Lehman's collapse: 'These were very dangerous times'
- Published
The failure of investment bank Lehman Brothers five years ago brought UK and US banks to "within hours" of collapse, says former UK Chancellor Alistair Darling.
Its failure saw the start of a global crisis, with governments across the world scrambling to avert a possible financial meltdown, and five years on the world's economy is still in the grip of a sustained recession.
Mr Darling, who was at the heart of decisions to bail out UK banks like RBS and Lloyds/HBOS says even before Lehman's collapse, "it was just a matter of time before we hit some sort of crunch".
"By the beginning of September it was obvious to me the banks were in dire straits and it was going to end in tears," he told BBC World Service's Business Daily programme.
On Friday, 12 September 2008, the then US Treasury Secretary Hank Paulson asked Mr Darling if the UK would allow Barclays to buy Lehman Brothers.
"I said there was no way the British government could agree to a British bank buying an American bank that was by all accounts bust," he said.
"The losses would fall ultimately on the British taxpayer."
'Panic in the system'
Just days later on Monday, 15 September, Lehman Brothers filed for bankruptcy in a move that sent shockwaves through the world's financial markets.
Doubts have since been raised as to whether the US authorities underestimated the problems facing the financial sector.
"I remember saying to my officials at the time, 'I wonder if they know what they are doing?'" said Mr Darling.
"It set in train events that brought our banks and the American banks within hours of collapse just three weeks later."
Lehman's failure "allowed panic to get into the system", he said.
"When Lehman went down, people started circling other banks as well, to look for the next one to go after. The situation got progressively worse."
Yet, while in hindsight the failure to support the bank triggered a wider financial crisis, there was little political support in the US for the authorities to save it.
"The scale of the bailout needed to fix things was simply politically impossible," says Harvard University economist Kenneth Rogoff.
"It was only by allowing Lehman to fail that the Federal Reserve, the Treasury and others could think about trying to campaign for the scale needed for the bailouts."
'That was scary'
The collapse of the bank might have been the starter for the financial crisis, but it did not have a single cause.
Analysts say that interest rates had been held too low for too long, allowing companies, countries and ordinary borrowers to build up too much debt.
Too many highly complex financial instruments had been created, with too little regulation and too little management oversight.

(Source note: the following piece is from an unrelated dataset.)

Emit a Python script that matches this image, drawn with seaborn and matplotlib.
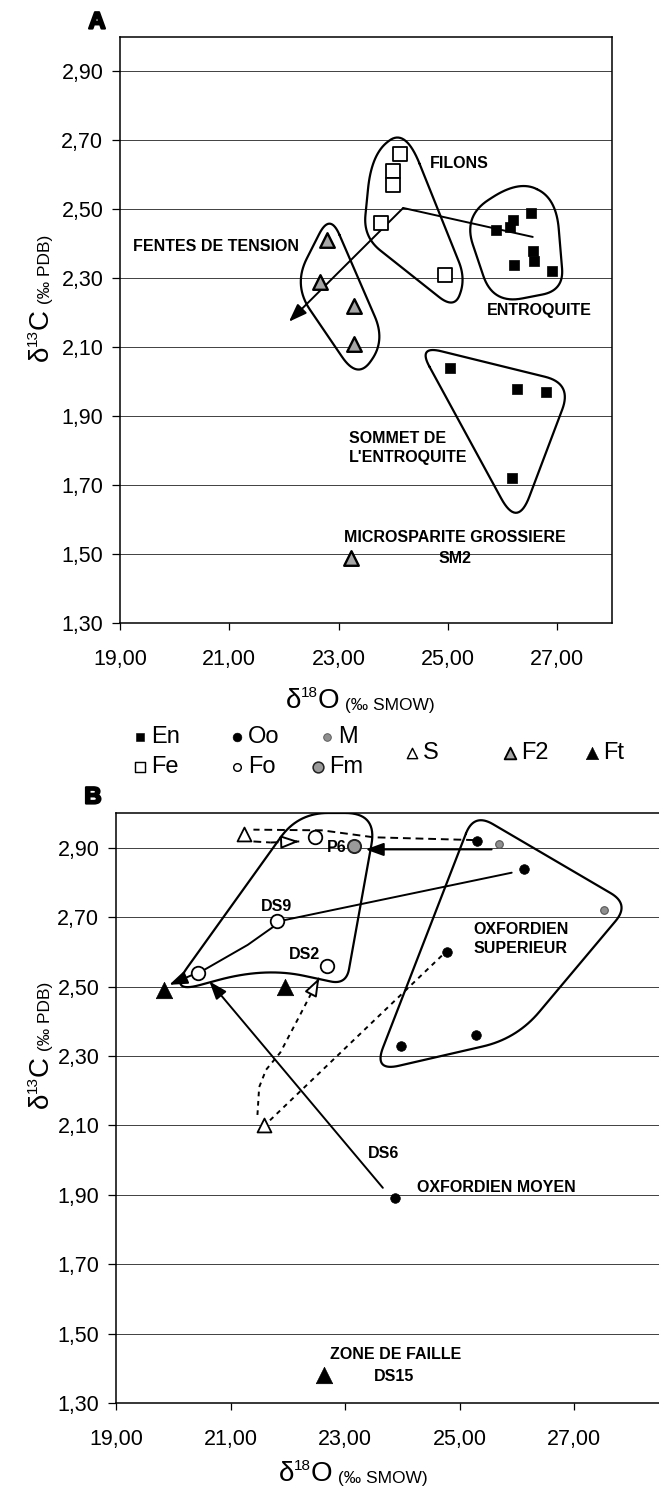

"With hindsight it is easy to criticise some of the decisions made, and investors rather than taxpayers should have borne more of the pain," said Jessica Ground of fund managers Schroders.
"However, I think the positives from keeping the world going outweigh the negatives."
With the ripples of Lehman's collapse spreading far and wide, other governments were forced to quickly react to prop up their own exposed banks.
In the UK, Treasury officials had already been working on a banking contingency plan because "it was just a matter of time before we hit some sort of crunch", said Mr Darling.
"The question was could you hit it in a way that you could manage through it, or in a way that could have been catastrophic?"
The former chancellor recalls that his worst moment came three weeks later, in a phone call from the Royal Bank of Scotland (RBS).
"When I asked them how long they could last, they said 'Well, maybe two or three hours' - and they were the biggest bank in the world at the time. That was scary."
'Social catastrophe'
Critics have since argued that governments were too eager to throw public money at banks which should have been allowed to stand or fall on their own account.
It is not a scenario Mr Darling accepts.
"We were heading for the brink - these were very dangerous times.
"If these banks had all collapsed, it wouldn't have just been economic catastrophe, it would have been a social catastrophe."
The effects would have spread far beyond the banks themselves, he argues.
"I think it would have led to a lot of unrest all over the Western world - dark times indeed."
Banking collapse
If other banks like Lehman Brothers had been allowed to fail, "the rest of us would have been suffering for decades afterwards," he said.
Governments are unlikely to allow important banks to fail any time soon, he says, because the risks to economies and society at large are simply too great.
In other words, banks are still too important to fail.
"If you lose control of things you could end up with your entire banking system collapsing," warns Mr Darling.
"That is something that I think that no responsible government could ever entertain."